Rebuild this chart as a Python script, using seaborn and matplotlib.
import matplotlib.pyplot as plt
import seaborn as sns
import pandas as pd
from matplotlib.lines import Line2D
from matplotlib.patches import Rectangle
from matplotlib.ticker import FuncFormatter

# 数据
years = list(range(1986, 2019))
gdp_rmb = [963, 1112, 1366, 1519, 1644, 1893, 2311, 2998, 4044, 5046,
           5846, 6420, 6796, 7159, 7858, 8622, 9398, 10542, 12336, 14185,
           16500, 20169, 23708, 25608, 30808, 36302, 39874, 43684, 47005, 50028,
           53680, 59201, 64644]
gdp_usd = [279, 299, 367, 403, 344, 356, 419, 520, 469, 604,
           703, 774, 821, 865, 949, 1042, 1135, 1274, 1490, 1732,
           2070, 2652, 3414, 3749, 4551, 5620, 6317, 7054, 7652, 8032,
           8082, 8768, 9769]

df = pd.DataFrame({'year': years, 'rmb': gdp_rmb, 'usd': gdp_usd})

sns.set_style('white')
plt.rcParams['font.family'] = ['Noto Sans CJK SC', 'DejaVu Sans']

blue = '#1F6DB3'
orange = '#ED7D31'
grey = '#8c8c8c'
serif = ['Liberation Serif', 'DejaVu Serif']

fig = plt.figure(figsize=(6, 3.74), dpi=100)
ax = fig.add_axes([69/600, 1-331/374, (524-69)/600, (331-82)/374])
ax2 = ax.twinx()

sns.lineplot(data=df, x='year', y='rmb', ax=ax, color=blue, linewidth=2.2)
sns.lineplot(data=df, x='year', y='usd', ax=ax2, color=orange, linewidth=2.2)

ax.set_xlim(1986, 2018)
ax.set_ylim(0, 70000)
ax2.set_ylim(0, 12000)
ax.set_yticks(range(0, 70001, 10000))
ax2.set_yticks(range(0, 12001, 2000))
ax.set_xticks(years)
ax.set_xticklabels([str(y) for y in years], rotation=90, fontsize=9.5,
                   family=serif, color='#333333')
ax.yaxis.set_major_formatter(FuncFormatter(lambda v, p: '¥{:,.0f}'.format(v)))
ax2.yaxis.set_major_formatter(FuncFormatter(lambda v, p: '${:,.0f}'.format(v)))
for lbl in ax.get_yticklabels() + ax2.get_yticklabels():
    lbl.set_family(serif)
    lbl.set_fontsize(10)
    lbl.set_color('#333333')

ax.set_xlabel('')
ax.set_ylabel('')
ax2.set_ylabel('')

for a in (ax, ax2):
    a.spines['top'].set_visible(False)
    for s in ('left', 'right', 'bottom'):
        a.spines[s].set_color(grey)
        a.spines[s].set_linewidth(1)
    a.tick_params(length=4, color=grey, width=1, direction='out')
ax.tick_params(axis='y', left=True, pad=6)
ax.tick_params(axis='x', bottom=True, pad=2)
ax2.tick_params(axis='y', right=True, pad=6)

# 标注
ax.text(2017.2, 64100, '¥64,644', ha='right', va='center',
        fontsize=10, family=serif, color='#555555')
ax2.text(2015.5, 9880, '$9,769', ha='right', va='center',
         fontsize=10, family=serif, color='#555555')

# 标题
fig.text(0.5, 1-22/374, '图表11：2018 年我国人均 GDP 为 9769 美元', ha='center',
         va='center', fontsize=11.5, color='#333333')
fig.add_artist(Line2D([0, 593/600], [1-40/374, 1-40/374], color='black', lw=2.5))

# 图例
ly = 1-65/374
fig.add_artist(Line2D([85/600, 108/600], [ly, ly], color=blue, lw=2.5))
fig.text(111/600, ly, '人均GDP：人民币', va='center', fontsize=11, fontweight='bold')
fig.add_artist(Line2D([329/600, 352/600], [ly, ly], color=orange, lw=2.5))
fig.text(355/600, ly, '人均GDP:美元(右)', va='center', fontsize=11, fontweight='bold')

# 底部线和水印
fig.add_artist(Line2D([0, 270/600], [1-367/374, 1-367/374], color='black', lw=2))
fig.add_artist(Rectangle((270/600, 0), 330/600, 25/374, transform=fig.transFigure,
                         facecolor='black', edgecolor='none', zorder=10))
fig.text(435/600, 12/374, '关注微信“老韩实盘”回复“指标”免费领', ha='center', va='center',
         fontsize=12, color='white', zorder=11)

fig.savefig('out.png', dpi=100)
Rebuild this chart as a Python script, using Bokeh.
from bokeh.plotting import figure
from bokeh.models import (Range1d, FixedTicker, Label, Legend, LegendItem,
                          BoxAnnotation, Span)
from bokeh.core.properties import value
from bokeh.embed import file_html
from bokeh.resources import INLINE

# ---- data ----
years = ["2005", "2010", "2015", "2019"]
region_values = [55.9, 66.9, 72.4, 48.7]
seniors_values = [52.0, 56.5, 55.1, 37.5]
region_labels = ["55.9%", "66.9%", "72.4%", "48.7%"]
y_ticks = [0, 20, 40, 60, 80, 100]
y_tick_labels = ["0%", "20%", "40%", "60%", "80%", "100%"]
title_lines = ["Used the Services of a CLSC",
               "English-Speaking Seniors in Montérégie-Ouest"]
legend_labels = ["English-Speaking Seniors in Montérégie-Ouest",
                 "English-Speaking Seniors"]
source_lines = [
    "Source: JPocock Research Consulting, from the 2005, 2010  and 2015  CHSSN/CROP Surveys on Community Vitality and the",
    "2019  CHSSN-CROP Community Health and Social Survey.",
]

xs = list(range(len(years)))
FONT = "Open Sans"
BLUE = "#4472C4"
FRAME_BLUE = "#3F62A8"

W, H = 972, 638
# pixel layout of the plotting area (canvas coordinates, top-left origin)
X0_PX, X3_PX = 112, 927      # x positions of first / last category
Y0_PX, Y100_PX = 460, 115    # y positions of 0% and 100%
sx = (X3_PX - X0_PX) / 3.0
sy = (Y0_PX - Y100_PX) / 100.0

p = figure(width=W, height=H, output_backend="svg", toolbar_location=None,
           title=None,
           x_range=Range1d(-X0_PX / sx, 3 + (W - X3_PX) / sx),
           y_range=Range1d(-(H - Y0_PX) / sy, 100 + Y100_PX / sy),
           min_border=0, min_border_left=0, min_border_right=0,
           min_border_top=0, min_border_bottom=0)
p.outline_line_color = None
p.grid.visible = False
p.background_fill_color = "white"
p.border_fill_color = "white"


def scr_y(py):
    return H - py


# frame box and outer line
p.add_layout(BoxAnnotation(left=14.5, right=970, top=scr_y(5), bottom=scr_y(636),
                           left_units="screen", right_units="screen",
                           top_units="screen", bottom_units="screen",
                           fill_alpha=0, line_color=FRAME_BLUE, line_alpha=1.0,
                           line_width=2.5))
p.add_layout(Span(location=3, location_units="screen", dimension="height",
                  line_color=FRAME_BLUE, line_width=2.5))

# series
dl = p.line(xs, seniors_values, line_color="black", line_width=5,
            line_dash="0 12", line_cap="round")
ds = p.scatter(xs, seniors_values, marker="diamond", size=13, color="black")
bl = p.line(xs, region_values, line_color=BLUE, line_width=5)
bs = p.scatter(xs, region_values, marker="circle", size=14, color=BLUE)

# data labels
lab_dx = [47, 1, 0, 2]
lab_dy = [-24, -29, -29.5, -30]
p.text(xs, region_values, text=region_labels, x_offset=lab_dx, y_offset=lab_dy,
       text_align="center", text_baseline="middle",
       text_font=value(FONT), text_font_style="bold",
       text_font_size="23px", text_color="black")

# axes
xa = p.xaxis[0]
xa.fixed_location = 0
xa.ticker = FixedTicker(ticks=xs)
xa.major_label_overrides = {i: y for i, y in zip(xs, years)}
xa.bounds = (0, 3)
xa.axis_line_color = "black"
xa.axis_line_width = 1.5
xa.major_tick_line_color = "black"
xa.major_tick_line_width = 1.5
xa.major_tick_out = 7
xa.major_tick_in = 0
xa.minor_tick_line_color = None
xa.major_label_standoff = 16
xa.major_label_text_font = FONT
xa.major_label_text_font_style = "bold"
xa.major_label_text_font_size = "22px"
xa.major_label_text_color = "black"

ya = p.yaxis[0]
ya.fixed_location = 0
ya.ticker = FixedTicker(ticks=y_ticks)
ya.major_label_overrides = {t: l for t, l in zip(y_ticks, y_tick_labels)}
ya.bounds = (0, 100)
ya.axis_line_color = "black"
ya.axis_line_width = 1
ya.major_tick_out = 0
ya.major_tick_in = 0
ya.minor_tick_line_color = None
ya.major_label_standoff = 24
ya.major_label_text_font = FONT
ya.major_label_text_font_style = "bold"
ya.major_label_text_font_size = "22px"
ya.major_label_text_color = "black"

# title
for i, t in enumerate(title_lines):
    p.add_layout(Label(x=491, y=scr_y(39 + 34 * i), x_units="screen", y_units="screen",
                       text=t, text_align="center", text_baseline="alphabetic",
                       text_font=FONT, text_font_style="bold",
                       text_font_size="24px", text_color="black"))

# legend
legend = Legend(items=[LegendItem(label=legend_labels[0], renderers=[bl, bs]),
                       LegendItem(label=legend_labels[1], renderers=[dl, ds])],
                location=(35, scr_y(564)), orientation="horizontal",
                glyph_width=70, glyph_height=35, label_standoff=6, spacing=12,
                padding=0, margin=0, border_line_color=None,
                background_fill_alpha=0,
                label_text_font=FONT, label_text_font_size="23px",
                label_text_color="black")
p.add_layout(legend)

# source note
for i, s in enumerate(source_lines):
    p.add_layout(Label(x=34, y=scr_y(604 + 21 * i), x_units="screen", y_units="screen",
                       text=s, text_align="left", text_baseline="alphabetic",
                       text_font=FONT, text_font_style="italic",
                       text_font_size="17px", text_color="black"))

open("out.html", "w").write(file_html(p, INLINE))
= = = = =
WHAT THIS TASK INVOLVES:
The lines to quote run from the one containing "Rebuild this chart as a Python script, using Bokeh." to the one containing "return H - py". Quote them exactly, with both of those lines, and nothing else.

ANSWER TO THIS PROBLEM:
Rebuild this chart as a Python script, using Bokeh.
from bokeh.plotting import figure
from bokeh.models import (Range1d, FixedTicker, Label, Legend, LegendItem,
                          BoxAnnotation, Span)
from bokeh.core.properties import value
from bokeh.embed import file_html
from bokeh.resources import INLINE

# ---- data ----
years = ["2005", "2010", "2015", "2019"]
region_values = [55.9, 66.9, 72.4, 48.7]
seniors_values = [52.0, 56.5, 55.1, 37.5]
region_labels = ["55.9%", "66.9%", "72.4%", "48.7%"]
y_ticks = [0, 20, 40, 60, 80, 100]
y_tick_labels = ["0%", "20%", "40%", "60%", "80%", "100%"]
title_lines = ["Used the Services of a CLSC",
               "English-Speaking Seniors in Montérégie-Ouest"]
legend_labels = ["English-Speaking Seniors in Montérégie-Ouest",
                 "English-Speaking Seniors"]
source_lines = [
    "Source: JPocock Research Consulting, from the 2005, 2010  and 2015  CHSSN/CROP Surveys on Community Vitality and the",
    "2019  CHSSN-CROP Community Health and Social Survey.",
]

xs = list(range(len(years)))
FONT = "Open Sans"
BLUE = "#4472C4"
FRAME_BLUE = "#3F62A8"

W, H = 972, 638
# pixel layout of the plotting area (canvas coordinates, top-left origin)
X0_PX, X3_PX = 112, 927      # x positions of first / last category
Y0_PX, Y100_PX = 460, 115    # y positions of 0% and 100%
sx = (X3_PX - X0_PX) / 3.0
sy = (Y0_PX - Y100_PX) / 100.0

p = figure(width=W, height=H, output_backend="svg", toolbar_location=None,
           title=None,
           x_range=Range1d(-X0_PX / sx, 3 + (W - X3_PX) / sx),
           y_range=Range1d(-(H - Y0_PX) / sy, 100 + Y100_PX / sy),
           min_border=0, min_border_left=0, min_border_right=0,
           min_border_top=0, min_border_bottom=0)
p.outline_line_color = None
p.grid.visible = False
p.background_fill_color = "white"
p.border_fill_color = "white"


def scr_y(py):
    return H - py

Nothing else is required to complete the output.